Stranger- you've got an anonymous troll tagging up your blog, being inflammatory, and ripping into your faithful readers, and I think you should delete their comments. You can also turn the comment moderation on, and get the chance to delete them before we have to be attacked by them.
rats! i wanted to comment to that troll! oh well...probably better that i don't...(dang! i had some pretty harsh words for that dude!)
I am one of the Anonymous commentors; I have never done it before and wasn't sure what the protocol was/is. Stranger-- you said that you're getting sick of the anonymous annoyingness, but since I don't know your name then why should you know mine?
i don't need to know your name. i don't mind anonymous comments as long as they are thoughtful and actually have something to say. a disproportionate number of 'troll' comments come from anonymous posters, and that's what i find annoying. if you are going to be a tough guy and say something cruel and hateful, then have some accountablilty such as a name to go with it. i find it cowardly to hide behind anonymity to say dumb shit.
besides, no one said you have to put your real name here, just whatever you want to call yourself on the internet is fine with me.
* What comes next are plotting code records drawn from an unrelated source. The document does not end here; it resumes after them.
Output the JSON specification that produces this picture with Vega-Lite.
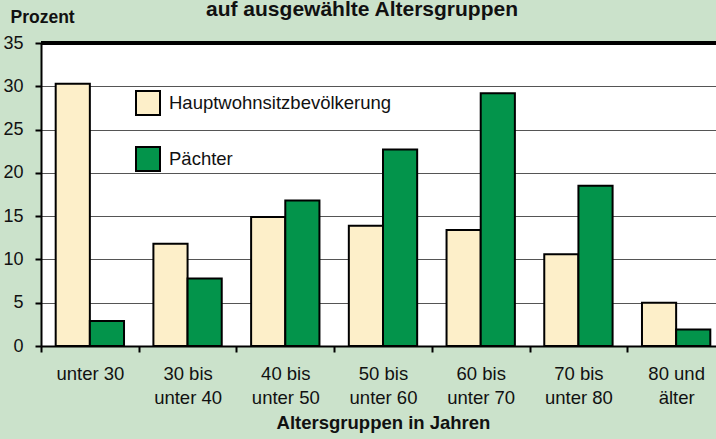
{
  "$schema": "https://vega.github.io/schema/vega-lite/v6.json",
  "autosize": "none",
  "width": 684,
  "height": 303,
  "padding": {"left": 41, "top": 43, "right": 0, "bottom": 93},
  "background": "#cbe2cb",
  "title": {
    "text": "auf ausgewählte Altersgruppen",
    "anchor": "middle",
    "dx": -21,
    "offset": -12,
    "font": "Liberation Sans",
    "fontSize": 21,
    "fontWeight": "bold",
    "color": "#111111"
  },
  "config": {
    "view": {"fill": "white", "stroke": null},
    "font": "Liberation Sans"
  },
  "data": {
    "values": [
      {"gruppe": "unter 30", "serie": "Hauptwohnsitzbevölkerung", "wert": 30.3},
      {"gruppe": "unter 30", "serie": "Pächter", "wert": 2.9},
      {"gruppe": "30 bis|unter 40", "serie": "Hauptwohnsitzbevölkerung", "wert": 11.8},
      {"gruppe": "30 bis|unter 40", "serie": "Pächter", "wert": 7.8},
      {"gruppe": "40 bis|unter 50", "serie": "Hauptwohnsitzbevölkerung", "wert": 14.9},
      {"gruppe": "40 bis|unter 50", "serie": "Pächter", "wert": 16.8},
      {"gruppe": "50 bis|unter 60", "serie": "Hauptwohnsitzbevölkerung", "wert": 13.9},
      {"gruppe": "50 bis|unter 60", "serie": "Pächter", "wert": 22.7},
      {"gruppe": "60 bis|unter 70", "serie": "Hauptwohnsitzbevölkerung", "wert": 13.4},
      {"gruppe": "60 bis|unter 70", "serie": "Pächter", "wert": 29.2},
      {"gruppe": "70 bis|unter 80", "serie": "Hauptwohnsitzbevölkerung", "wert": 10.6},
      {"gruppe": "70 bis|unter 80", "serie": "Pächter", "wert": 18.5},
      {"gruppe": "80 und|älter", "serie": "Hauptwohnsitzbevölkerung", "wert": 5.0},
      {"gruppe": "80 und|älter", "serie": "Pächter", "wert": 1.9}
    ]
  },
  "layer": [
    {
      "mark": {"type": "bar", "stroke": "black", "strokeWidth": 2},
      "encoding": {
        "x": {
          "field": "gruppe",
          "type": "nominal",
          "sort": null,
          "scale": {"paddingInner": 0, "paddingOuter": 0},
          "axis": {
            "title": "Altersgruppen in Jahren",
            "titleFont": "Liberation Sans",
            "titleFontSize": 18.5,
            "titleFontWeight": "bold",
            "titleColor": "#111111",
            "titlePadding": 6,
            "labelAngle": 0,
            "labelExpr": "split(datum.label, '|')",
            "labelFont": "Liberation Sans",
            "labelFontSize": 18.5,
            "labelColor": "#111111",
            "labelLineHeight": 24.5,
            "labelPadding": 12,
            "tickBand": "extent",
            "tickColor": "black",
            "tickWidth": 2,
            "tickSize": 6,
            "domainColor": "black",
            "domainWidth": 2,
            "grid": false
          }
        },
        "xOffset": {
          "field": "serie",
          "type": "nominal",
          "scale": {"paddingInner": 0, "paddingOuter": 0.43}
        },
        "y": {
          "field": "wert",
          "type": "quantitative",
          "scale": {"domain": [0, 35], "nice": false},
          "axis": {
            "values": [0, 5, 10, 15, 20, 25, 30, 35],
            "title": "Prozent",
            "titleAngle": 0,
            "titleAlign": "left",
            "titleBaseline": "alphabetic",
            "titleX": -31,
            "titleY": -21,
            "titleFont": "Liberation Sans",
            "titleFontSize": 17.5,
            "titleFontWeight": "bold",
            "titleColor": "#111111",
            "labelFont": "Liberation Sans",
            "labelFontSize": 18,
            "labelColor": "#111111",
            "labelPadding": 12,
            "tickColor": "black",
            "tickWidth": 2,
            "tickSize": 6,
            "domainColor": "black",
            "domainWidth": 2,
            "grid": true,
            "gridColor": "#555555",
            "gridWidth": 1
          }
        },
        "color": {
          "field": "serie",
          "type": "nominal",
          "scale": {"domain": ["Hauptwohnsitzbevölkerung", "Pächter"], "range": ["#fdefc9", "#03944b"]},
          "legend": {
            "title": null,
            "orient": "none",
            "legendX": 94,
            "legendY": 47,
            "padding": 0,
            "symbolType": "square",
            "symbolSize": 576,
            "symbolStrokeColor": "black",
            "symbolStrokeWidth": 2,
            "symbolOpacity": 1,
            "labelFont": "Liberation Sans",
            "labelFontSize": 18.5,
            "labelColor": "#111111",
            "labelOffset": 8,
            "labelLimit": 0,
            "rowPadding": 24
          }
        }
      }
    },
    {
      "mark": {"type": "rule", "color": "black", "strokeWidth": 3},
      "encoding": {"y": {"datum": 35}}
    }
  ]
}
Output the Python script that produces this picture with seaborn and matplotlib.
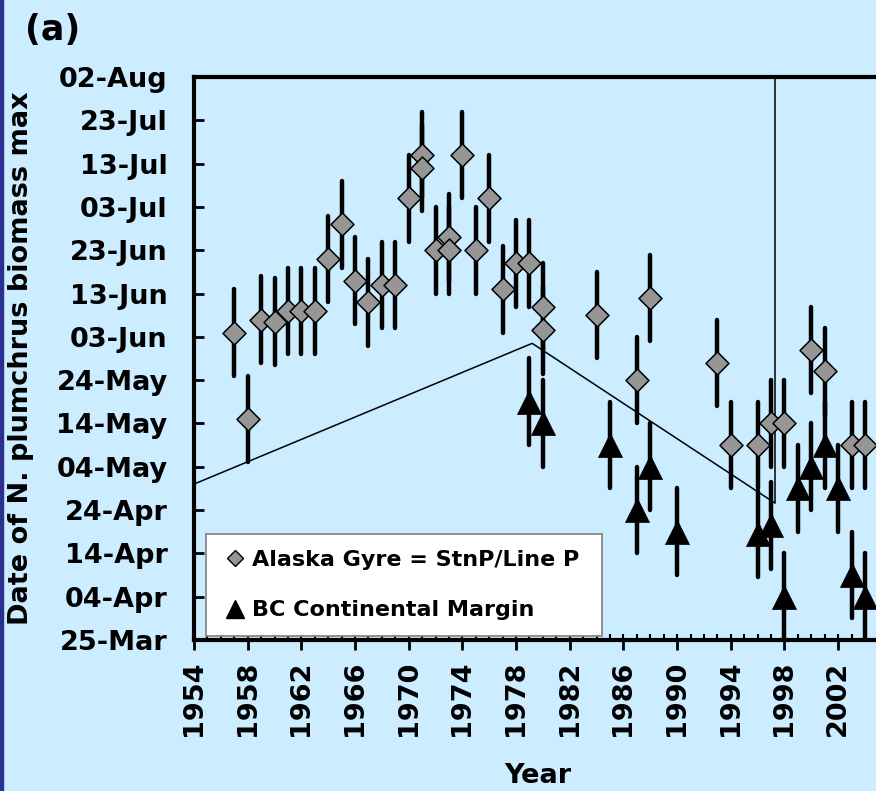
import matplotlib
matplotlib.use("Agg")
import matplotlib.pyplot as plt
import pandas as pd
import seaborn as sns
from matplotlib.lines import Line2D
from matplotlib.patches import Rectangle
from matplotlib.ticker import MultipleLocator

# Alaska Gyre (Station P / Line P): year and day-of-year of N. plumchrus biomass maximum
GYRE_YEARS = [1957, 1958, 1959, 1960, 1961, 1962, 1963, 1964, 1965, 1966,
              1967, 1968, 1969, 1970, 1971, 1971, 1972, 1973, 1973, 1974,
              1975, 1976, 1977, 1978, 1979, 1980, 1980, 1984, 1987, 1988,
              1993, 1994, 1996, 1997, 1998, 2000, 2001, 2003, 2004]
GYRE_DOY = [155, 135, 158, 157.5, 160, 160, 160, 172, 180, 167,
            162, 166, 166, 186, 196, 193, 174, 177, 174, 196,
            174, 186, 165, 171, 171, 161, 155.5, 159, 144, 163,
            148, 129, 129, 134, 134, 151, 146, 129, 129]

# BC Continental Margin
MARGIN_YEARS = [1979, 1980, 1985, 1987, 1988, 1990, 1996, 1997, 1998, 1999,
                2000, 2001, 2002, 2003, 2004]
MARGIN_DOY = [139, 134, 129, 114, 124, 109, 108.5, 110.5, 94, 119,
              124, 129, 119, 99, 94]

# +/- spread (days) on each timing estimate
ERR_DAYS = 10

# Piecewise timing trend and the regime break year
TREND_YEARS = [1954, 1979.2, 1997.3]
TREND_DOY = [120, 152.5, 115.6]
BREAK_YEAR = 1997.3

Y_TICK_LABELS = ["25-Mar", "04-Apr", "14-Apr", "24-Apr", "04-May", "14-May",
                 "24-May", "03-Jun", "13-Jun", "23-Jun", "03-Jul", "13-Jul",
                 "23-Jul", "02-Aug"]
X_TICK_YEARS = [1954, 1958, 1962, 1966, 1970, 1974, 1978, 1982, 1986, 1990,
                1994, 1998, 2002]
LEGEND_LABELS = ["Alaska Gyre = StnP/Line P", "BC Continental Margin"]

y_tick_doy = pd.to_datetime([f"{s}-2001" for s in Y_TICK_LABELS],
                            format="%d-%b-%Y").dayofyear

BG = "#CCECFF"
sns.set_style("ticks")
plt.rcParams["font.family"] = ["DejaVu Sans"]
plt.rcParams["font.weight"] = "bold"
plt.rcParams["text.color"] = "black"
plt.rcParams["axes.labelcolor"] = "black"
plt.rcParams["xtick.color"] = "black"
plt.rcParams["ytick.color"] = "black"

fig = plt.figure(figsize=(8.76, 7.91), dpi=100, facecolor=BG)
ax = fig.add_axes([194 / 876, 1 - 640 / 791, (891.8 - 194) / 876, (640 - 77) / 791])
ax.set_facecolor(BG)

# trend line and break marker
sns.lineplot(x=TREND_YEARS, y=TREND_DOY, color="black", linewidth=1.1,
             sort=False, estimator=None, ax=ax, zorder=1)
ax.vlines(BREAK_YEAR, TREND_DOY[-1], y_tick_doy[-1], color="black",
          linewidth=1.1, zorder=1)

# Alaska Gyre series
eb = ax.errorbar(GYRE_YEARS, GYRE_DOY, yerr=ERR_DAYS, fmt="none",
                 ecolor="black", elinewidth=3.2, capsize=0, zorder=2)
eb[2][0].set_capstyle("round")
sns.scatterplot(x=GYRE_YEARS, y=GYRE_DOY, marker="D", s=137, color="#969696",
                edgecolor="black", linewidth=1.1, ax=ax, zorder=3, legend=False)

# Continental margin series
eb = ax.errorbar(MARGIN_YEARS, MARGIN_DOY, yerr=ERR_DAYS, fmt="none",
                 ecolor="black", elinewidth=3.2, capsize=0, zorder=4)
eb[2][0].set_capstyle("round")
sns.scatterplot(x=MARGIN_YEARS, y=MARGIN_DOY, marker="^", s=300, color="black",
                edgecolor="black", linewidth=0.5, ax=ax, zorder=5, legend=False)

ax.set_xlim(1954, 2006)
ax.set_ylim(y_tick_doy[0], y_tick_doy[-1])

ax.set_yticks(y_tick_doy)
ax.set_yticklabels(Y_TICK_LABELS)
ax.set_xticks(X_TICK_YEARS)
ax.set_xticklabels([str(y) for y in X_TICK_YEARS], rotation=90)
ax.xaxis.set_minor_locator(MultipleLocator(1))
ax.xaxis.remove_overlapping_locs = False

ax.tick_params(axis="y", which="major", direction="in", length=7, width=2,
               pad=19, labelsize=19.5, colors="black")
ax.tick_params(axis="x", which="major", direction="out", length=7, width=2,
               pad=8, labelsize=19.5, colors="black")
ax.tick_params(axis="x", which="minor", direction="in", length=4.5, width=1.5,
               colors="black")
for lab in ax.get_xticklabels() + ax.get_yticklabels():
    lab.set_fontweight("bold")
    lab.set_color("black")

for side in ["left", "top", "bottom"]:
    ax.spines[side].set_linewidth(3)
    ax.spines[side].set_color("black")
ax.spines["right"].set_visible(False)

ax.set_ylabel("Date of N. plumchrus biomass max", fontsize=19.5,
              fontweight="bold", va="center", color="black")
ax.yaxis.set_label_coords(-0.2486, 0.5)
ax.set_xlabel("Year", fontsize=19.5, fontweight="bold", va="center",
              color="black")
ax.xaxis.set_label_coords(0.493, -0.2416)

handles = [
    Line2D([], [], ls="none", marker="D", ms=8, mfc="#969696", mec="black", mew=1),
    Line2D([], [], ls="none", marker="^", ms=13, mfc="black", mec="black"),
]
leg = ax.legend(handles, LEGEND_LABELS, loc="lower left", mode="expand",
                bbox_to_anchor=(0.0172, 0.0071, 0.5675, 0.2), borderaxespad=0,
                frameon=True, fancybox=False, framealpha=1,
                facecolor="white", edgecolor="#808080",
                prop={"size": 16, "weight": "bold"}, borderpad=0.7,
                labelspacing=1.38, handlelength=1.25, handletextpad=0.11,
                labelcolor="black")
leg.get_frame().set_linewidth(1.2)
leg.set_zorder(6)

fig.text(25 / 876, 1 - 30 / 791, "(a)", fontsize=25, fontweight="bold",
         va="center", ha="left", color="black")
fig.add_artist(Rectangle((0, 0), 3 / 876, 1, transform=fig.transFigure,
                         color="#2B3090", zorder=10))

fig.savefig("out.png", dpi=100, facecolor=BG)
I clicked to tell you how awesome you are and I'm going to ignore all the comment drama. I love how you handled this and left the post up and acknowledged what you'd done wrong and evolved and didn't kowtow to the abusive comment. I could (should) learn a lot from that. You are so awesome! When I met you I was so impressed with the way you handled yourself, and every time I read here you are even more awesomer. And now you live in a super mansion with a piano for free! You're a master manifester!
aww, tara--you've been inspiring me for a long time with your fearlessness and capacity for dealing with criticism.
thanks for the encouragement. i really need it.